Step 5: Track Completion
Use the compliance matrix as your daily project management tool during proposal development. In status meetings, review each requirement:
- Is the response drafted?
- Does it fully address the requirement?
- Does it use the correct RFP terminology?
- Is it within the page limit allocation?
Step 6: Final Verification
Before submission, conduct a line-by-line compliance review:
- Read each requirement in the matrix.
- Go to the cited proposal section and verify it addresses the requirement completely.
- Check that the compliance status is accurate.
- Ensure no requirements are marked "TBD" or left blank.
Compliance Matrix Template
Here is a simplified template you can adapt:
| Req # | RFP Ref | Requirement | Status | Proposal Ref | Notes |
|-------|------------|--------------------------------------|-----------|--------------|--------------------------------|
| M-1 | SOW 3.1 | Contractor must hold ISO 27001 | Compliant | Vol 1, 4.2 | Cert #12345, expires 2026-12 |
| M-2 | SOW 3.2 | Key personnel must hold Secret | Compliant | Vol 1, 5.1 | All 3 proposed leads cleared |
| R-1 | Eval 4.1 | Describe PM methodology | Compliant | Vol 1, 3.1 | PMI-based with agile sprints |
| R-2 | Eval 4.2 | Provide 3 relevant past projects | Compliant | Vol 1, 6.1 | 5 projects cited |
| F-1 | Pricing 7 | Provide firm fixed-price by phase | Compliant | Vol 2, 1.1 | 4 phases priced separately |
Advanced Tips
Color-code your compliance status.
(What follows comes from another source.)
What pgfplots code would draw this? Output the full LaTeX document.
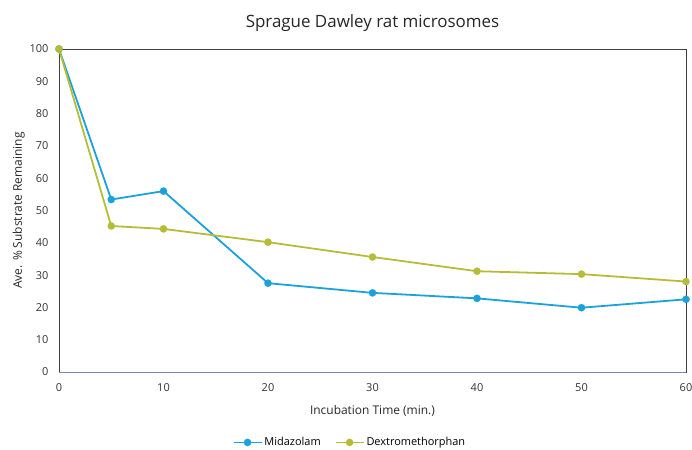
\documentclass[border=0pt]{standalone}
\usepackage{pgfplots}
\pgfplotsset{compat=1.18}
\usepackage{fontspec}
\setmainfont{Open Sans}
\definecolor{midblue}{RGB}{27,161,220}
\definecolor{dexolive}{RGB}{181,189,56}
\definecolor{axisgray}{RGB}{64,64,64}
\definecolor{xaxisblue}{RGB}{120,140,170}
\begin{document}
\begin{tikzpicture}
\useasboundingbox (-59bp,-78bp) rectangle (633bp,372bp);
\begin{axis}[
  at={(0,0)}, anchor=south west,
  scale only axis,
  width=627bp, height=323bp,
  xmin=0, xmax=60, ymin=0, ymax=100,
  xtick={0,10,...,60}, ytick={0,10,...,100},
  major tick length=0pt,
  axis line style={draw=axisgray, line width=0.9pt},
  tick label style={font=\fontsize{11}{13}\selectfont, text=black!80},
  /pgf/number format/assume math mode=true,
  xticklabel style={yshift=-8bp},
  yticklabel style={xshift=-7bp},
  xlabel={Incubation Time (min.)},
  ylabel={Ave. \% Substrate Remaining},
  xlabel style={font=\fontsize{12}{14}\selectfont, text=black!85, yshift=-7bp},
  ylabel style={font=\fontsize{12}{14}\selectfont, text=black!85, yshift=-2bp},
  title={Sprague Dawley rat microsomes},
  title style={font=\fontsize{17}{20}\selectfont, text=black!85, yshift=8bp},
  legend style={at={(0.464,-0.218)}, anchor=center, draw=none, fill=none,
    legend columns=2, font=\fontsize{11}{13}\selectfont,
    /tikz/every even column/.append style={column sep=12bp}},
  legend image code/.code={\draw[mark repeat=2,mark phase=2] plot coordinates {(0bp,0bp) (14bp,0bp) (28bp,0bp)};},
  clip=false,
]
\addplot[color=midblue, line width=1.8pt, mark=*, mark size=3.7pt, mark options={solid, fill=midblue, draw=midblue, line width=0.1pt}]
coordinates {(0,100) (5,53.4) (10,56.0) (20,27.5) (30,24.5) (40,22.8) (50,19.9) (60,22.5)};
\addlegendentry{Midazolam}
\addplot[color=dexolive, line width=1.8pt, mark=*, mark size=3.7pt, mark options={solid, fill=dexolive, draw=dexolive, line width=0.1pt}]
coordinates {(0,100) (5,45.2) (10,44.3) (20,40.2) (30,35.6) (40,31.2) (50,30.3) (60,28.0)};
\addlegendentry{Dextromethorphan}
\draw[xaxisblue, line width=0.9pt] (rel axis cs:0,0) -- (rel axis cs:1,0);
\end{axis}
\end{tikzpicture}
\end{document}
Use green for compliant, yellow for partially compliant, and red for non-compliant. This gives you an instant visual of your proposal's health.
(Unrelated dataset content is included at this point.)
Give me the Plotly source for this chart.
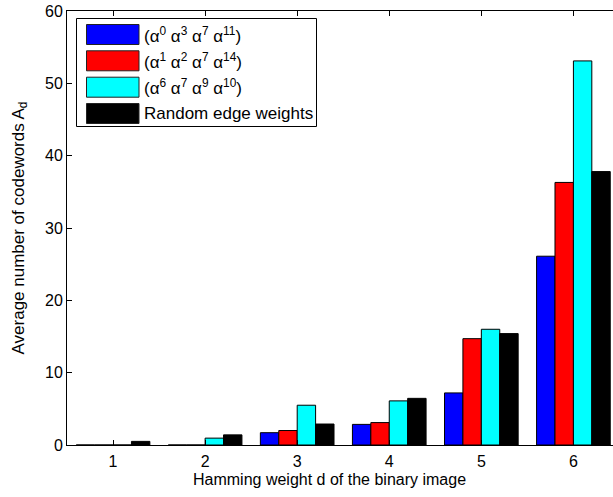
import plotly.graph_objects as go

# Hamming weight of the binary image
weights = [1, 2, 3, 4, 5, 6]

# Average number of codewords A_d for each edge-weight choice
series_names = [
    "(α<sup>0</sup> α<sup>3</sup> α<sup>7</sup> α<sup>11</sup>)",
    "(α<sup>1</sup> α<sup>2</sup> α<sup>7</sup> α<sup>14</sup>)",
    "(α<sup>6</sup> α<sup>7</sup> α<sup>9</sup> α<sup>10</sup>)",
    "Random edge weights",
]
a0_3_7_11 = [0.0, 0.0, 1.7, 2.85, 7.2, 26.1]
a1_2_7_14 = [0.0, 0.0, 2.0, 3.1, 14.7, 36.3]
a6_7_9_10 = [0.0, 0.95, 5.5, 6.1, 16.0, 53.1]
random_edge = [0.5, 1.4, 2.9, 6.45, 15.4, 37.8]

series_values = [a0_3_7_11, a1_2_7_14, a6_7_9_10, random_edge]
series_colors = ["#0000FF", "#FF0000", "#00FFFF", "#000000"]

y_ticks = [0, 10, 20, 30, 40, 50, 60]

W, H = 613, 497
ML, MR, MT, MB = 67, 0, 11, 52
PW, PH = W - ML - MR, H - MT - MB

FONT = "Liberation Sans, Arial, Helvetica, sans-serif"

fig = go.Figure()
for name, vals, col in zip(series_names, series_values, series_colors):
    fig.add_trace(go.Bar(
        x=weights, y=vals, name=name,
        marker=dict(color=col, line=dict(color="#000000", width=1)),
        showlegend=False,
    ))


def px(x):
    return (x - ML) / PW


def py(y):
    return (MT + PH - y) / PH


# Boxed legend drawn in the upper-left corner of the axes
shapes = [dict(type="rect", xref="paper", yref="paper",
               x0=px(76.5), x1=px(316.5), y0=py(18.5), y1=py(126.5),
               line=dict(color="#000000", width=1), fillcolor="#FFFFFF", layer="above")]
annotations = []
row_centers = [34.5, 60.8, 87.2, 113.5]
for name, col, yc in zip(series_names, series_colors, row_centers):
    shapes.append(dict(type="rect", xref="paper", yref="paper",
                       x0=px(86.5), x1=px(139), y0=py(yc - 10), y1=py(yc + 10),
                       line=dict(color="#222222", width=1), fillcolor=col, layer="above"))
    annotations.append(dict(xref="paper", yref="paper", x=px(142), y=py(yc),
                            xanchor="left", yanchor="middle", showarrow=False,
                            text=name, font=dict(family=FONT, size=17, color="#000000")))

# x-axis title
annotations.append(dict(xref="paper", yref="paper", x=px(329), y=py(480),
                        xanchor="center", yanchor="middle", showarrow=False,
                        text="Hamming weight d of the binary image",
                        font=dict(family=FONT, size=16, color="#000000")))

fig.update_layout(
    width=W, height=H,
    margin=dict(l=ML, r=MR, t=MT, b=MB),
    paper_bgcolor="#FFFFFF", plot_bgcolor="#FFFFFF",
    barmode="group", bargap=0.2, bargroupgap=0.0,
    font=dict(family=FONT, size=16, color="#000000"),
    shapes=shapes, annotations=annotations,
    xaxis=dict(
        range=[0.5, 6.43], tickmode="array", tickvals=weights,
        ticktext=[str(w) for w in weights],
        ticks="inside", ticklen=5, tickcolor="#000000",
        showline=True, linecolor="#000000", linewidth=1, mirror="ticks",
        showgrid=False, zeroline=False,
        tickfont=dict(size=16), ticklabelstandoff=2,
    ),
    yaxis=dict(
        range=[0, 60], tickmode="array", tickvals=y_ticks,
        ticks="inside", ticklen=5, tickcolor="#000000",
        showline=True, linecolor="#000000", linewidth=1, mirror=False,
        showgrid=False, zeroline=False,
        tickfont=dict(size=16), ticklabelstandoff=0,
        title=dict(text="Average number of codewords A<sub>d</sub>",
                   font=dict(size=17), standoff=16),
    ),
)

fig.write_html("out.html")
Include the compliance matrix in your proposal. Even if the RFP does not require it, including a compliance matrix as an appendix signals professionalism and makes the evaluator's job significantly easier. Evaluators remember proposals that respect their time.
Use it for go/no-go decisions. Before committing to a bid, do a quick compliance pass. If you have multiple "red" items that cannot be mitigated, this may not be the right opportunity.
Build a reusable template. If you frequently bid on similar types of work, maintain a baseline compliance matrix with standard requirements pre-populated. This accelerates your proposal development for each new RFP.
When reviewing opportunities on TenderIQ, use the tender details and attached documents to begin building your compliance matrix even before making a formal bid/no-bid decision.
Key Takeaways
- A compliance matrix maps every RFP requirement to your proposal response, preventing the omissions that most commonly disqualify proposals.
- Extract requirements from every section of the RFP, not just the SOW -- terms, conditions, certifications, and evaluation criteria all contain requirements.
- Use the matrix as both a writing tool during proposal development and a quality assurance tool during final review.
- Including a compliance matrix in your proposal (even when not required) signals professionalism and makes evaluators' jobs easier.
- Build reusable templates for the types of RFPs you frequently pursue to save time on future bids.